Es un poema muy adecuado para la época en la que vivimos, en la que parece todo estar en movimiento, nada quedarse quieto. Sus primeras estrofas dicen así:
“Cambia lo superficial
cambia también lo profundo
cambia el modo de pensar
cambia todo en este mundo.
Cambia el clima con los años
cambia el pastor su rebaño
y así como todo cambia
que yo cambie no es extraño”.
Y claro, todo cambia y cambiamos nosotros también. No sólo cambia lo superficial, como la ropa que nos ponemos, o las costumbres en el comer; cambia también lo profundo, como los valores, el modo de pensar, el modo de educar.
El clima no sé si cambia o será que lo cambiamos, pero el pastor sí cambia su rebaño, los políticos cambian a los países, los terroristas y los tiranos cambian la faz de la tierra con sus brutalidades, las nuevas generaciones cambian las formas de comunicarse, de hablarse, de mirarse, de todo.

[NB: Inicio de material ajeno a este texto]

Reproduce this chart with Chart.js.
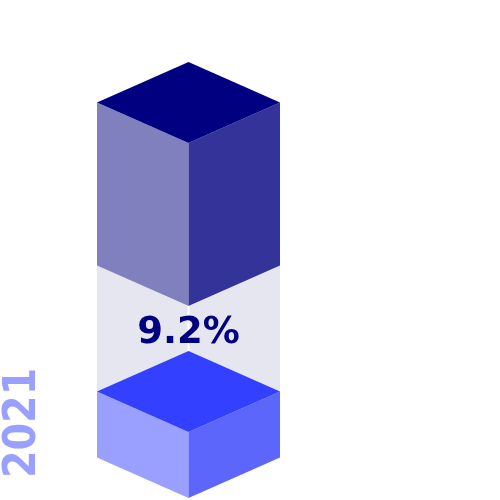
<!DOCTYPE html>
<html>
<head>
<meta charset="utf-8">
<script src="https://cdn.jsdelivr.net/npm/chart.js@4"></script>
<style>
  html, body { margin: 0; padding: 0; background: #fff; }
  #chart { display: block; }
</style>
</head>
<body>
<canvas id="chart" width="500" height="500"></canvas>
<script>
// data
const categories = ['2021'];
const lowerValues = [18.6];
const gapValues = [35.5];
const upperValues = [45.9];
const gapLabels = ['9.2%'];

// face colours for each stacked segment
const cubeColors = {
    lower: { top: '#3340ff', left: '#99a0ff', right: '#5c66fa' },
    gap: { left: '#e6e6f0', right: '#e6e6f0' },
    upper: { top: '#000080', left: '#8080bf', right: '#333399' }
};

function poly(ctx, pts, color) {
    ctx.beginPath();
    ctx.moveTo(pts[0][0], pts[0][1]);
    for (let i = 1; i < pts.length; i++) ctx.lineTo(pts[i][0], pts[i][1]);
    ctx.closePath();
    ctx.fillStyle = color;
    ctx.fill();
}

function drawCube(ctx, x, top, bottom, half, d, colors, split) {
    const s = split || 0;
    poly(ctx, [[x - half, top - d], [x - s, top], [x - s, bottom], [x - half, bottom - d]], colors.left);
    poly(ctx, [[x + s, top], [x + half, top - d], [x + half, bottom - d], [x + s, bottom]], colors.right);
    if (colors.top) {
        poly(ctx, [[x, top], [x - half, top - d], [x, top - 2 * d], [x + half, top - d]], colors.top);
    }
}

const isoPlugin = {
    id: 'isoCubes',
    afterDatasetsDraw(chart) {
        const ctx = chart.ctx;
        const keys = ['lower', 'gap', 'upper'];
        // gap faces go behind, then the two cubes
        const order = [1, 0, 2];
        ctx.save();
        order.forEach(i => {
            const meta = chart.getDatasetMeta(i);
            meta.data.forEach((bar, j) => {
                const p = bar.getProps(['x', 'y', 'base', 'width'], true);
                const half = p.width / 2;
                const d = half * 0.443;
                const key = keys[i];
                drawCube(ctx, p.x, p.y, p.base, half, d, cubeColors[key], key === 'gap' ? 1 : 0);
            });
        });

        // percentage label in the gap
        const gapMeta = chart.getDatasetMeta(1);
        gapMeta.data.forEach((bar, j) => {
            const p = bar.getProps(['x', 'y', 'base', 'width'], true);
            const d = p.width / 2 * 0.443;
            ctx.font = 'bold 37px "DejaVu Sans", Verdana, sans-serif';
            ctx.fillStyle = '#000080';
            ctx.textAlign = 'center';
            ctx.textBaseline = 'alphabetic';
            ctx.fillText(gapLabels[j], p.x, (p.y + p.base) / 2 - d + 15);
        });

        // category label, rotated
        const area = chart.chartArea;
        ctx.translate(35, area.bottom - 20);
        ctx.rotate(-Math.PI / 2);
        ctx.font = 'bold 44px "DejaVu Sans Condensed", "DejaVu Sans", sans-serif';
        ctx.fillStyle = '#99a0ff';
        ctx.textAlign = 'left';
        ctx.textBaseline = 'alphabetic';
        ctx.fillText(categories[0], 0, 0);
        ctx.restore();
    }
};

const transparent = 'rgba(0,0,0,0)';

new Chart(document.getElementById('chart'), {
    type: 'bar',
    data: {
        labels: categories,
        datasets: [
            { label: 'lower', data: lowerValues, backgroundColor: transparent },
            { label: 'gap', data: gapValues, backgroundColor: transparent },
            { label: 'upper', data: upperValues, backgroundColor: transparent }
        ]
    },
    options: {
        responsive: false,
        animation: false,
        layout: { padding: { top: 143, bottom: 2, left: 97, right: 220 } },
        datasets: { bar: { barPercentage: 1, categoryPercentage: 1 } },
        scales: {
            x: { display: false, stacked: true },
            y: { display: false, stacked: true, min: 0, max: 100 }
        },
        plugins: {
            legend: { display: false },
            tooltip: { enabled: false }
        }
    },
    plugins: [isoPlugin]
});
</script>
</body>
</html>
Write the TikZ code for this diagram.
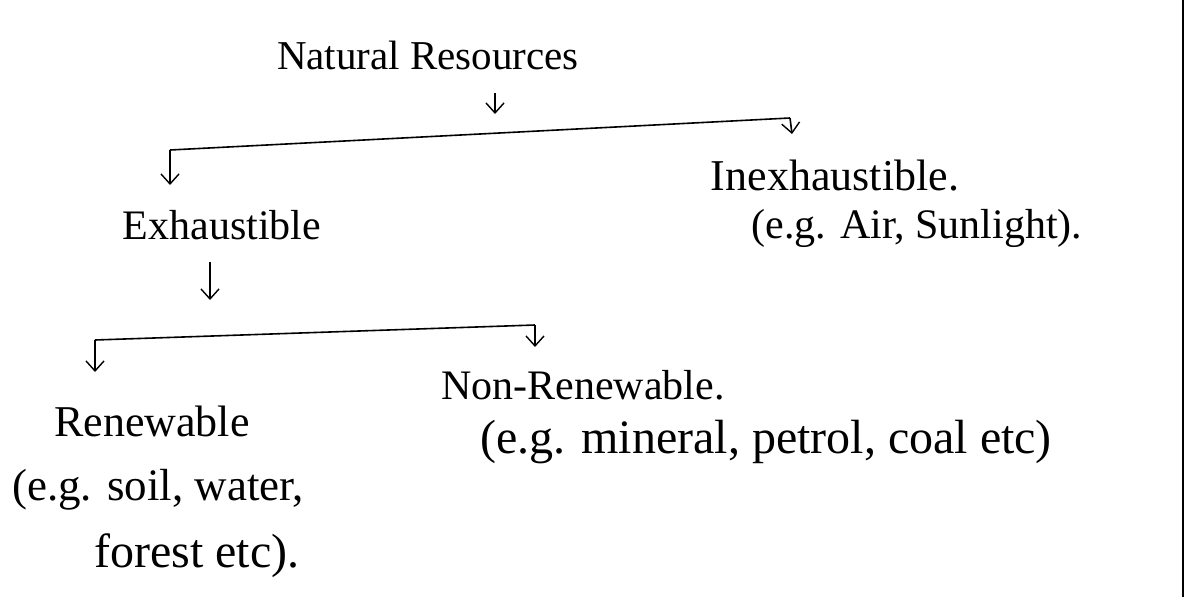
\documentclass[tikz,border=0pt]{standalone}
\usepackage{fontspec}
\setmainfont{Liberation Serif}
\usetikzlibrary{arrows.meta}
\newcommand{\fsz}[1]{\fontsize{#1}{#1}\selectfont}
\tikzset{
  lbl/.style={inner sep=0pt, font=\fsz{42}},
  arr/.style={line width=1.6pt, -{Straight Barb[length=10pt,width=18pt,line width=1.4pt]}},
  ln/.style={line width=1.6pt}
}
\begin{document}
\begin{tikzpicture}[x=1pt,y=-1pt]
\useasboundingbox (0,0) rectangle (1189,597);
% nodes
\node[lbl, font=\fsz{41}] (nr) at (428,55) {Natural Resources};
\node[lbl, font=\fsz{42}] (ex) at (222,225) {Exhaustible};
\node[lbl, font=\fsz{44}] (inex) at (835,176) {Inexhaustible.};
\node[lbl, font=\fsz{42}] (inexeg) at (917,228) {(e.g. Air, Sunlight).};
\node[lbl, font=\fsz{44}] (ren) at (152,421) {Renewable};
\node[lbl, font=\fsz{45}] (reneg1) at (158,490) {(e.g. soil, water,};
\node[lbl, font=\fsz{48}] (reneg2) at (197,556) {forest etc).};
\node[lbl, font=\fsz{42}] (non) at (583,385) {Non-Renewable.};
\node[lbl, font=\fsz{48}] (noneg) at (766,442) {(e.g. mineral, petrol, coal etc)};
% coordinates
\coordinate (a1) at (495,93);
\coordinate (l1) at (170,150);
\coordinate (r1) at (790,118);
\coordinate (b1) at (210,262);
\coordinate (l2) at (95,340);
\coordinate (r2) at (535,325);
% connectors
\draw[arr] (a1) -- ++(0,21);
\draw[ln] (l1) -- (r1);
\draw[arr] (l1) -- ++(0,35);
\draw[arr] (r1) -- ++(2,16);
\draw[arr] (b1) -- ++(0,38);
\draw[ln] (l2) -- (r2);
\draw[arr] (l2) -- ++(0,32);
\draw[arr] (r2) -- ++(0,22);
% right border
\draw[line width=1.6pt] (1183,0) -- (1183,597);
\end{tikzpicture}
\end{document}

Y está bien, todo cambia, nada se queda como está, todo fluye. Ya lo planteó Heráclito, filósofo griego, en el 500 antes de Cristo:
“Nunca te bañarás dos veces en el mismo río”
…o algo por el estilo, ya que él creía que el mundo estaba en un constante devenir, en un constante fluir fundamentado en una estructura de contrarios. Lo único constante es el cambio y la dialéctica que lo produce, pudiera inferirse de lo que esta corriente filosófica planteaba (simplificando las cosas muy groseramente).
Por eso, como dice el autor y cantó tantas veces doña Mercedes: “así como todo cambia, que yo cambie no es extraño”.
Dejamos de pensar lo que pensábamos, nos hacemos viejos (o maduramos) y aceptamos lo que antes no aceptábamos, dejamos de hacer lo que antes decíamos no poder dejar de hacer… en fin, cambiamos. ¿Mejoramos?, ¿empeoramos?, seguramente una mezcla de ambas cosas.
Pero hay algo que no cambia, al menos no en su esencia. El autor, que escribe este tema en el exilio, agrega al final de su larga lista de cosas que cambian una estrofa que dice:
“Pero no cambia mi amor
por más lejos que me encuentre
ni el recuerdo ni el dolor
de mi pueblo, de mi gente”.
Claro, eso no cambia. El amor no cambia. Los sentimientos no cambian. Cambiamos nosotros, pero los sentimientos no. Tal vez cambiamos el objeto o al sujeto de nuestro amor, pero la forma de amar, el amor en sí, no cambia.
Una vez me hicieron notar, y lo incorporé como mío en el instante en que lo escuché, que a lo largo de la historia de la humanidad el hombre se ha desarrollado y ha evolucionado mucho –su pensamiento, sus métodos para desplazarse, su manera de trabajar, de hacer, de… –, pero que en todo ese tiempo no ha cambiado sus formas de sentir.
El amor que se sentía hace miles de años es igual que el de ahora, aunque las formas de encontrar y “hacer” el amor hayan cambiado. El maldito odio que a tanta gente ha matado, es el mismo maldito odio del que los libros más antiguos dan testimonio. La envidia es igual, la compasión también.
Los sentimientos no cambian. No sé si esto nos dé alguna seguridad, pero me gustaría pensar que sí. Con tanto avance que a veces, en mucho, nos hace retroceder; con tanta mejora tecnológica que no sabemos ahora como controlar para que no haga explotar al mundo sea de calor o de frío; saber que después de miles de años aún no pudimos destruir el amor es una especie de garantía, de que nuestro poder depredador no puede llegar tan lejos.
Lástima que, por el contrario, no hayamos querido desaparecer al odio; pero bueno eso debería poder hacerse, el día que nos decidamos, con amor.
Todo cambia y nosotros cambiamos y lo cambiamos; a pesar de eso, a pesar de nosotros, seguimos amando… Sigamos entonces amando, como siempre; que “eso” no cambie… a ver si “eso” finalmente nos cambia y, dejando un poco de lado el yo por el nosotros, logramos vivir un poco mejor.